Records with drawing code →

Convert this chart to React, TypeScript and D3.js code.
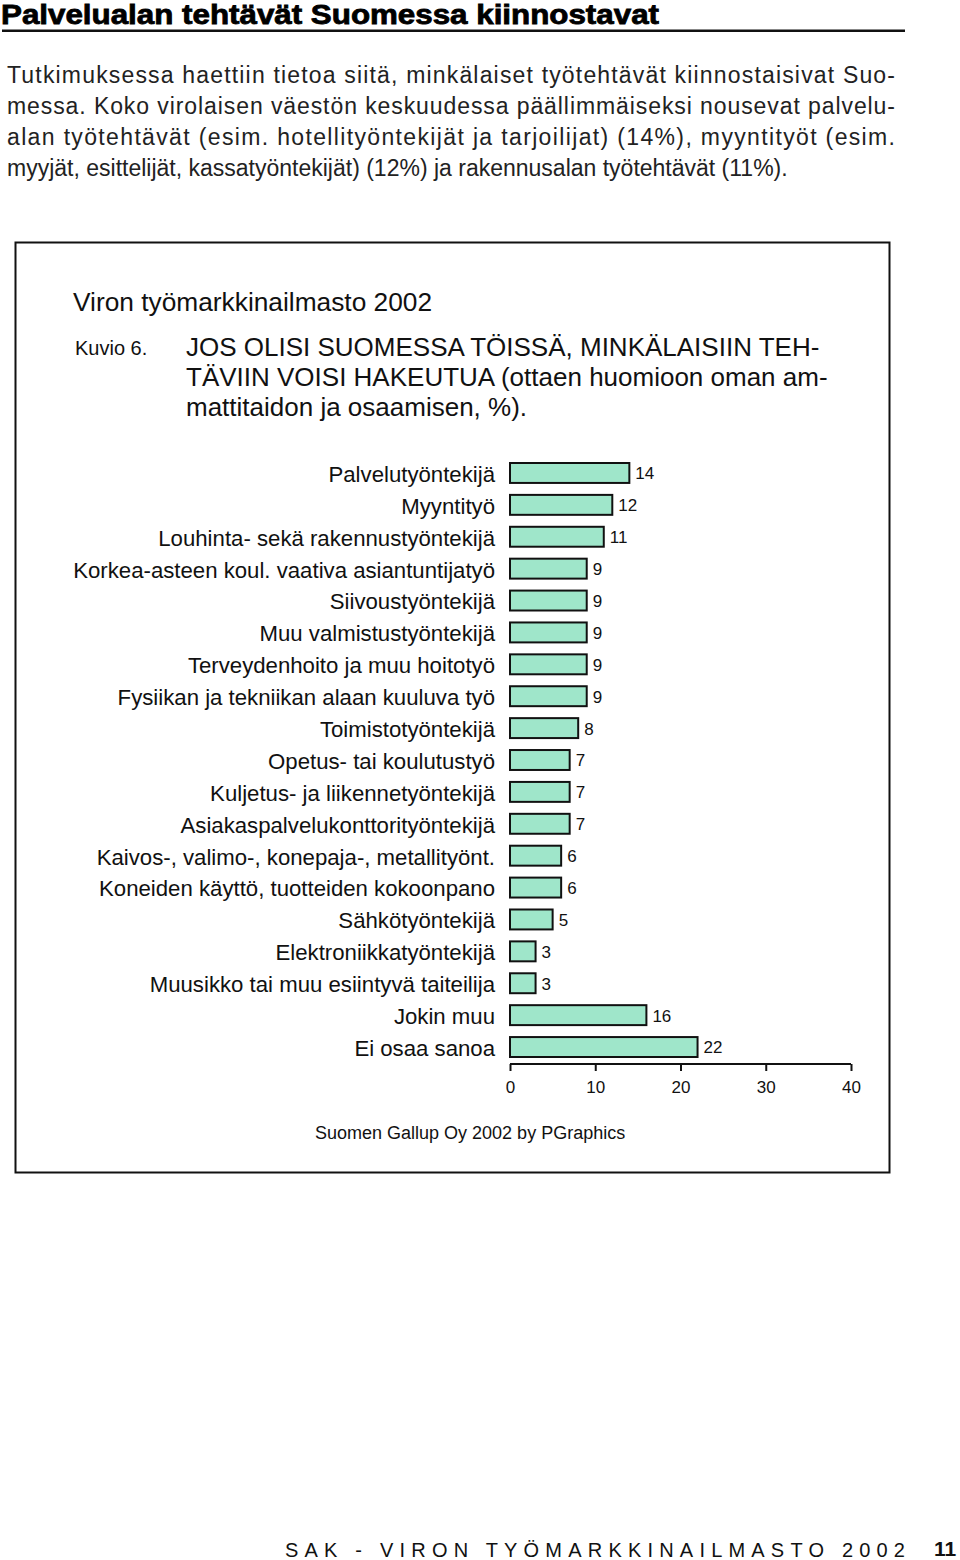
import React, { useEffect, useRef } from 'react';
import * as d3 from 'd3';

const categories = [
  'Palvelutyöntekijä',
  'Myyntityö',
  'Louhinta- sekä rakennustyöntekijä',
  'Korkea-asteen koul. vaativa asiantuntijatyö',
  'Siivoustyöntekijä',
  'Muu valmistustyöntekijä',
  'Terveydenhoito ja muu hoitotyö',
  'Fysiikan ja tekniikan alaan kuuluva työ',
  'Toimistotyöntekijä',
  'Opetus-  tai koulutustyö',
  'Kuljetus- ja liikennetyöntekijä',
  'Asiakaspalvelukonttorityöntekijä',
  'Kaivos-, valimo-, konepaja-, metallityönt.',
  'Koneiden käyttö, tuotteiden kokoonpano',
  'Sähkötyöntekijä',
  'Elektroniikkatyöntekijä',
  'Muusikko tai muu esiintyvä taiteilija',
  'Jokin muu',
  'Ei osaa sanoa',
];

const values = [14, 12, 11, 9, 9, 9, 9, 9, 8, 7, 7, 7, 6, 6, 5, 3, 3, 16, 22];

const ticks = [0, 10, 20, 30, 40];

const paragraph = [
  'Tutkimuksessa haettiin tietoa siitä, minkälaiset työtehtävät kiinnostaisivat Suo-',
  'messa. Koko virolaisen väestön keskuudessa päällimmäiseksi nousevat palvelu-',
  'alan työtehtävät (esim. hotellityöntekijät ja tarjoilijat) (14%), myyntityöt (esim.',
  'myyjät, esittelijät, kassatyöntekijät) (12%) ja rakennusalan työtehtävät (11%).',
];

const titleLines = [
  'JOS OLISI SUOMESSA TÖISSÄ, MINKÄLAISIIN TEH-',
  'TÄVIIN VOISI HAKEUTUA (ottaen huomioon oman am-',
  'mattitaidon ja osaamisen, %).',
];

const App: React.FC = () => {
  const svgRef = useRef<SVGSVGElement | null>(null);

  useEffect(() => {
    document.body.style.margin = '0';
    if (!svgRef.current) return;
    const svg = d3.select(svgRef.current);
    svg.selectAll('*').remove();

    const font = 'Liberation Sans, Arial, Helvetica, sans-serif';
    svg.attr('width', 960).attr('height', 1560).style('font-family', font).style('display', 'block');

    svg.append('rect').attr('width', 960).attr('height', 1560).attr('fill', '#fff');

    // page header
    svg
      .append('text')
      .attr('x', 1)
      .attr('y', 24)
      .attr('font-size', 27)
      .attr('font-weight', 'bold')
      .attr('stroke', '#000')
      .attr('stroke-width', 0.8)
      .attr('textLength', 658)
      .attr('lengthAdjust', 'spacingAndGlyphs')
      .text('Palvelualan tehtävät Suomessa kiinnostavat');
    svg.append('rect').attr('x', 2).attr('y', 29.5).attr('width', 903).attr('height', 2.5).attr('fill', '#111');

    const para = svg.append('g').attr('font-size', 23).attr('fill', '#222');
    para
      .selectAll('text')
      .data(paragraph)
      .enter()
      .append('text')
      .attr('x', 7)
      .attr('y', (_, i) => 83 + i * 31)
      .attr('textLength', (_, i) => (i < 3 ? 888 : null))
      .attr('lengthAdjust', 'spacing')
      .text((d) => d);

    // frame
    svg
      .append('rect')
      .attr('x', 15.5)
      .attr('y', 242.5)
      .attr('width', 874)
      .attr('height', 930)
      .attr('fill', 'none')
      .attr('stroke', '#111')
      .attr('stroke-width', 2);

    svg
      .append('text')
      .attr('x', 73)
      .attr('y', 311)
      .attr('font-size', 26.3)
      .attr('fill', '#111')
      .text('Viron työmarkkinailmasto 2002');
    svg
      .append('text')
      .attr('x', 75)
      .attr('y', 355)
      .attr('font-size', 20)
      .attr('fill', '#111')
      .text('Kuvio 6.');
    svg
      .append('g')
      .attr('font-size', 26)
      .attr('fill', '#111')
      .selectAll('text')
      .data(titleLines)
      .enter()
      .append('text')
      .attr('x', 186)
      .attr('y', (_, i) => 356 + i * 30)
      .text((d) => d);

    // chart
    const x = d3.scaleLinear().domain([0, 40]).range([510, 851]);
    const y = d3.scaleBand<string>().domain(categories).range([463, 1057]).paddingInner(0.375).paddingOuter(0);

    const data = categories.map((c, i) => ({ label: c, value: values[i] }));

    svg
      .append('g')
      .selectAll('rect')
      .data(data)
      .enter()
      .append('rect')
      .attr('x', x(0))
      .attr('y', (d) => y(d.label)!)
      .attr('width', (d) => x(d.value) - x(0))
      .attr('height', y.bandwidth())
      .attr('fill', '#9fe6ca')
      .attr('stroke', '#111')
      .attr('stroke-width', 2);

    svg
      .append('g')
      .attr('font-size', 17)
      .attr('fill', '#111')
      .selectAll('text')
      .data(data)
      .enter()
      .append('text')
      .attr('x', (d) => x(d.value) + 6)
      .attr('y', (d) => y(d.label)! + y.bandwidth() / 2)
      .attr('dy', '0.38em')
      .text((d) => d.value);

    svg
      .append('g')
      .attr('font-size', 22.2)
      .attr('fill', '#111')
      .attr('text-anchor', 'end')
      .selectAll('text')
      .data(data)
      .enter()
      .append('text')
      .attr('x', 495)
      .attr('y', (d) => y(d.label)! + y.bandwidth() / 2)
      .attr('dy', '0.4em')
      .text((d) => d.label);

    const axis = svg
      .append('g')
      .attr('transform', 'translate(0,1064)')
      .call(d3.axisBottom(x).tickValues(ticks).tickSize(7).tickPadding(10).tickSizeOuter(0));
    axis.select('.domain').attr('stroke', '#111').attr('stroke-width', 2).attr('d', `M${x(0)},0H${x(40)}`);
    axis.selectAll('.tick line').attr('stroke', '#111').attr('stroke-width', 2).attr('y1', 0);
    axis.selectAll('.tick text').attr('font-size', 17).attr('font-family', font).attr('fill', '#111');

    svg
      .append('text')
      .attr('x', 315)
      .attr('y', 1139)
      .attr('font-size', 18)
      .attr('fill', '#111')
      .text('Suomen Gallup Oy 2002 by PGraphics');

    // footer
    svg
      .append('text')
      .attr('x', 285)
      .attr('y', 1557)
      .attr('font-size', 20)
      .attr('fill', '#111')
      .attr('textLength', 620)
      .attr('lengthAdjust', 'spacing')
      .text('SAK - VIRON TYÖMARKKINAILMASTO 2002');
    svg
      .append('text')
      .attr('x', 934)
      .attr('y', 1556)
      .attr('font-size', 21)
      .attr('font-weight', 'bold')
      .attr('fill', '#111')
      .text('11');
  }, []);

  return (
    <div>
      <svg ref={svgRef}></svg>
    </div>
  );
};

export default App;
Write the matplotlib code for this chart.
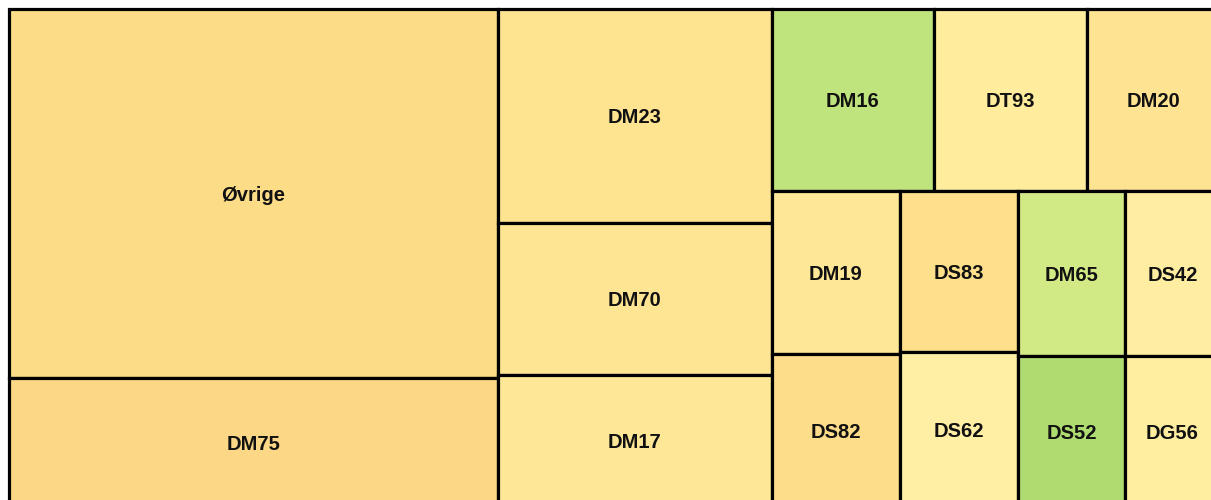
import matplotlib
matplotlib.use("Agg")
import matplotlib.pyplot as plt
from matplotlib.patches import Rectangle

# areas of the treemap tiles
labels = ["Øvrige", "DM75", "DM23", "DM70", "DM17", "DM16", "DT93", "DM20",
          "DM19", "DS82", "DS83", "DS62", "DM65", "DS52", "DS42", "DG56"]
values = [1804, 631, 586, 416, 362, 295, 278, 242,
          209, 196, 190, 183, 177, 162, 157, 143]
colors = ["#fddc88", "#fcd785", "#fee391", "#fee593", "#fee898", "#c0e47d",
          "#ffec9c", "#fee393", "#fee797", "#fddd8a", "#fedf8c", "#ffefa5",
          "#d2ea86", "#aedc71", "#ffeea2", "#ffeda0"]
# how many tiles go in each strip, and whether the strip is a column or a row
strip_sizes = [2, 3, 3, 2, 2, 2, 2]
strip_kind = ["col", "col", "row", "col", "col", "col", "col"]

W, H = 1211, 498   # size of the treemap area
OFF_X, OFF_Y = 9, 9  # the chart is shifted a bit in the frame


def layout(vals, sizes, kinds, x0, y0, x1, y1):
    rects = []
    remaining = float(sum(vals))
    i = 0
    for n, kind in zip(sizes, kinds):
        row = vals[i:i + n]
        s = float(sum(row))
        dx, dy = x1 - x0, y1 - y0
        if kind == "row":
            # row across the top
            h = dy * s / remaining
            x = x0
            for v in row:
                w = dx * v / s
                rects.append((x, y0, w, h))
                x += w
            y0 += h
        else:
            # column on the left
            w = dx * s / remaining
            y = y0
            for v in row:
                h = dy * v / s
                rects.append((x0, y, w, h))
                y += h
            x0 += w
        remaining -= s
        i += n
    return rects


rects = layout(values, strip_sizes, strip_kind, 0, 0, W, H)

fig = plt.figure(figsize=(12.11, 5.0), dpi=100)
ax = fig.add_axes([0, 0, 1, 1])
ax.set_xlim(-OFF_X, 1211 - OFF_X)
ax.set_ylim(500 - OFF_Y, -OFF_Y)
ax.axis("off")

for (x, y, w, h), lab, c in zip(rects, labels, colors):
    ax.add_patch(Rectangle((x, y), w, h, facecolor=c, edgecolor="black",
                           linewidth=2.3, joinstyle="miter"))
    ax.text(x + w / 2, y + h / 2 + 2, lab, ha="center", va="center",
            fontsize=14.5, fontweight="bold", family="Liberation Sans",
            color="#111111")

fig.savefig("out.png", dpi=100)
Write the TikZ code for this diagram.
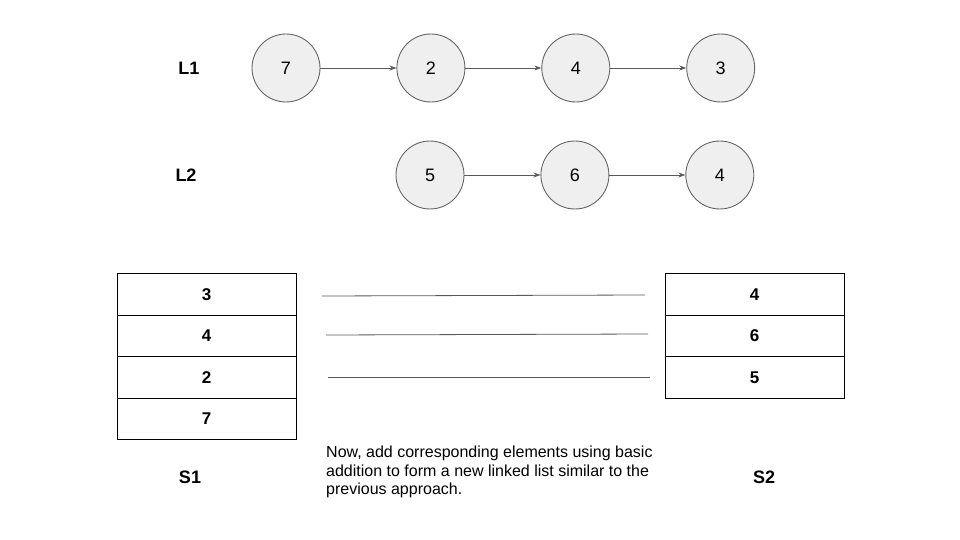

TASK → Skip the pictures, please, and transcribe only the lines from the beginning of the material through the one that contains "import * as d3 from 'd3';".

ANSWER TO THIS TASK →
Convert this chart to React, TypeScript and D3.js code.
import React, { useEffect, useRef } from 'react';
import * as d3 from 'd3';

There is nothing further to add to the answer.